Sunday, August 12, 2007

my growing girls



my little girl will be one month old tomorrow. totally nuts. she is becoming a real little woman. she eats so much these days and is so efficient at letting me know exactly what she needs. she is now sleeping so peacefully on my lap after her, like, 33rd feed of the day or something. but really, what else do i have to do? it's smokey as all heck outside, so we can't go for a walk. i can't really clean the house one handed, can i? and who needs to get dressed? it's sunday. so we're just hangin. we had a very rough night. eliana was perfect, slept like an angel, woke up and nursed and then went right back down. but her sweet sister, lucy, is having a very hard time. after three weeks of different diagnosis and various, unrelated, yet equally distressing conditions, it was finally decided that she had some sort of auto-immune disease, perhaps rocky mountain spotted fever due to excessive tic bites this year. the doctor prescribed her a heavy regimen of steroids and antibiotics and we thought she seemed to be doing a bit better. intermittent strange behavior, but lots of zesty, zany old lucy moments to counter- balance. but last night she started with the terrible pain whimpers again. she also was doing this extremely distressing frozen standing - like she can't move because it hurst too much. while the baby slept, jeff and i paced like anxious zombies, trying to decide what to do. each trip to the emergency clinic adds another hundred dollars to our growing vet debt. we gave her more meds and called the vet and finally decided to just try and rest (modeling the behavior of miss elie, the perfect). then lucy took herself up to the the top tier of the yard and lay down. jeffy and i were extremely upset by this as she always sleeps by us and never goes up there if we're around. it seemed so surreal, so strange.

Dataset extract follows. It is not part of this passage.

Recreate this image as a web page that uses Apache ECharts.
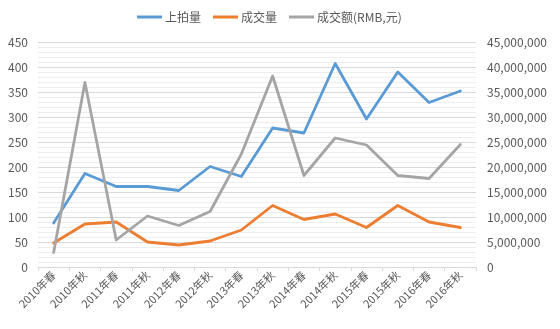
<!DOCTYPE html>
<html>
<head>
<meta charset="utf-8">
<script src="https://cdn.jsdelivr.net/npm/echarts@6/dist/echarts.min.js"></script>
<style>
  html, body { margin: 0; padding: 0; background: #fff; }
  #chart { width: 560px; height: 329px; }
</style>
</head>
<body>
<div id="chart"></div>
<script>
// Auction seasons, spring/autumn 2010-2016
const categories = ['2010年春','2010年秋','2011年春','2011年秋','2012年春','2012年秋','2013年春',
  '2013年秋','2014年春','2014年秋','2015年春','2015年秋','2016年春','2016年秋'];
// Lots offered
const offered = [88, 187, 161, 161, 153, 201, 181, 278, 268, 407, 296, 390, 329, 352];
// Lots sold
const sold = [48, 86, 90, 50, 44, 52, 74, 123, 95, 106, 79, 123, 90, 79];
// Turnover in RMB
const turnover = [2900000, 36900000, 5400000, 10200000, 8300000, 11100000, 22600000,
  38200000, 18300000, 25800000, 24400000, 18300000, 17700000, 24500000];

const seriesNames = ['上拍量', '成交量', '成交额(RMB,元)'];
const colors = ['#5B9BD5', '#ED7D31', '#A5A5A5'];
const font = '"Noto Sans CJK SC", "Noto Sans", sans-serif';
const textColor = '#595959';

const chart = echarts.init(document.getElementById('chart'), null, { renderer: 'canvas' });

function lineSeries(name, data, color, yAxisIndex) {
  return {
    name: name,
    type: 'line',
    data: data,
    yAxisIndex: yAxisIndex,
    symbol: 'none',
    smooth: false,
    lineStyle: { color: color, width: 2.8, join: 'round', cap: 'round' },
    itemStyle: { color: color },
    animation: false
  };
}

chart.setOption({
  animation: false,
  color: colors,
  textStyle: { fontFamily: font },
  legend: {
    top: 6,
    left: 132,
    icon: 'rect',
    itemWidth: 25,
    itemHeight: 3,
    itemGap: 12,
    textStyle: { color: textColor, fontSize: 12, fontFamily: font, padding: [0, 0, 0, -2] },
    data: seriesNames
  },
  grid: { left: 38, right: 84, top: 42, bottom: 62, containLabel: false },
  xAxis: {
    type: 'category',
    data: categories,
    boundaryGap: true,
    axisLine: { lineStyle: { color: '#D9D9D9' } },
    axisTick: { show: true, length: 4, lineStyle: { color: '#D9D9D9' } },
    axisLabel: { rotate: 45, color: textColor, fontSize: 11, fontFamily: font, margin: 6, interval: 0 },
    splitLine: { show: false }
  },
  yAxis: [
    {
      type: 'value',
      min: 0, max: 450, interval: 50,
      axisLine: { show: false },
      axisTick: { show: false },
      axisLabel: { color: textColor, fontSize: 12, fontFamily: font, margin: 10 },
      splitLine: { show: true, lineStyle: { color: '#D9D9D9', width: 1 } },
      minorTick: { show: false, splitNumber: 5 },
      minorSplitLine: { show: true, lineStyle: { color: '#EDEDED', width: 1 } }
    },
    {
      type: 'value',
      min: 0, max: 45000000, interval: 5000000,
      position: 'right',
      axisLine: { show: false },
      axisTick: { show: false },
      axisLabel: {
        color: textColor, fontSize: 12, fontFamily: font, margin: 11,
        formatter: v => v.toLocaleString('en-US')
      },
      splitLine: { show: false }
    }
  ],
  series: [
    lineSeries(seriesNames[0], offered, colors[0], 0),
    lineSeries(seriesNames[1], sold, colors[1], 0),
    lineSeries(seriesNames[2], turnover, colors[2], 1)
  ]
});
</script>
</body>
</html>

now it's the afternoon and she seems to be acting a bit more normal. she's asleep on the floor at my feet, while her sister is asleep on my lap and i'm wondering why i'm not asleep with them both. i just never knew i could love the way i love these two little creatures. i never wanted a dog and now i'm so smitten with this mutt from lolo. i can't imagine life without her. and we have such big plans for her and her sister. they hardly even know each other yet. so if you read this (and it seems a few folks actually do), please keep a special thought for lucy and her recovery. we will see the doggie disease specialist tomorrow and hope for the best.

1 comment:

Kelli said...

My prayers go out to you miss lucy, you will pull through as your family has lots fo plans for so many fun adventures yet to come., Biyou sends his cheeks for you and says just think if nibbling on them when the plain gets bad! We love you and and sending your strength and good energy!